In January 1998, tests were performed on a section located in the most challenging area of the main dam, and the selected equipment proved to be adequate in achieving the required excavation — meeting the contract quality requirements within the expected time frame. Core drilling performed on the middle of the concreted panel (Nx size) and the 10.16cm diameter core through the panel’s joint, confirmed the good quality of concrete and joint tightness.
Following the test results, review and the completion of equipment mobilisation, excavation of the main concrete cut-off wall was resumed in mid April 1998. As had been carried out during the test section, the excavation is currently performed following the primary and secondary panel sequence. The dam’s 16,500m2 cut-off wall consists of 137 panels; the cut-off wall on the adjacent dike 1 has an area of 6580m2 consisting of 83 panels. Most of the primary panels, excavated first, have a length of 7m. Two ‘bites’, 2.8m each (corresponding to the width of the equipment), completed one after the other for the full depth of the panel, are excavated first, followed by excavation of the middle wedge to complete the excavation of a primary panel.

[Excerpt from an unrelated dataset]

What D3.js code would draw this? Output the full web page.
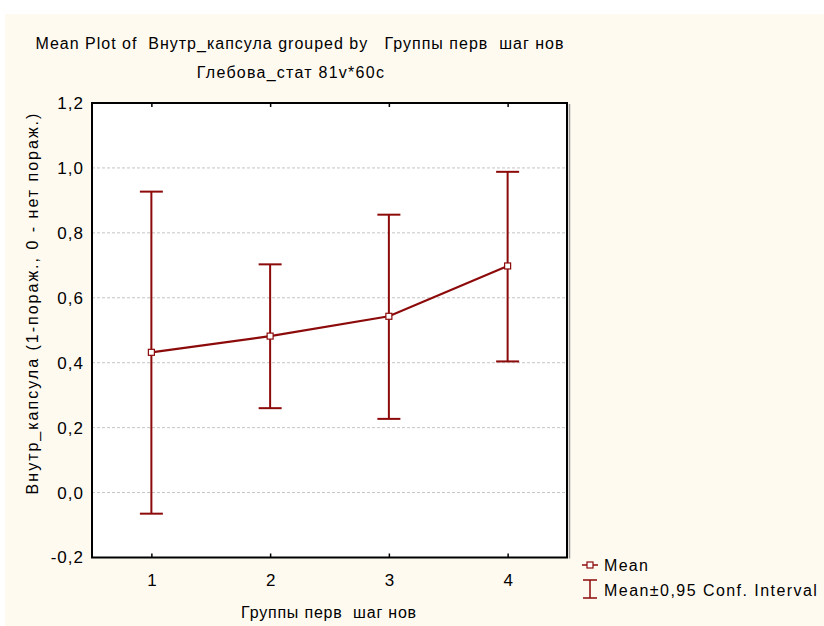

Secondary panels, consisting of a single 2.8m long bite, are excavated with the cutter when the construction of the primary panels are completed. During the secondary panel excavation, an average 15.24cm of concrete is cut from the two adjacent primary panels leaving a high quality concrete construction joint for the full depth of the panel.
So far, about 25% of the cut-off wall has been completed and the work is expected to be finished in early 1999. All auxiliary work, including construction of access roads, removal of the top of the embankment dam, construction of working platforms and the guide wall, reinstallation of random fill and a drainage blanket, along with restoration works, have been subcontracted out. The reservoir will be kept in service throughout the contract period, and is expected to be finished by September 1999.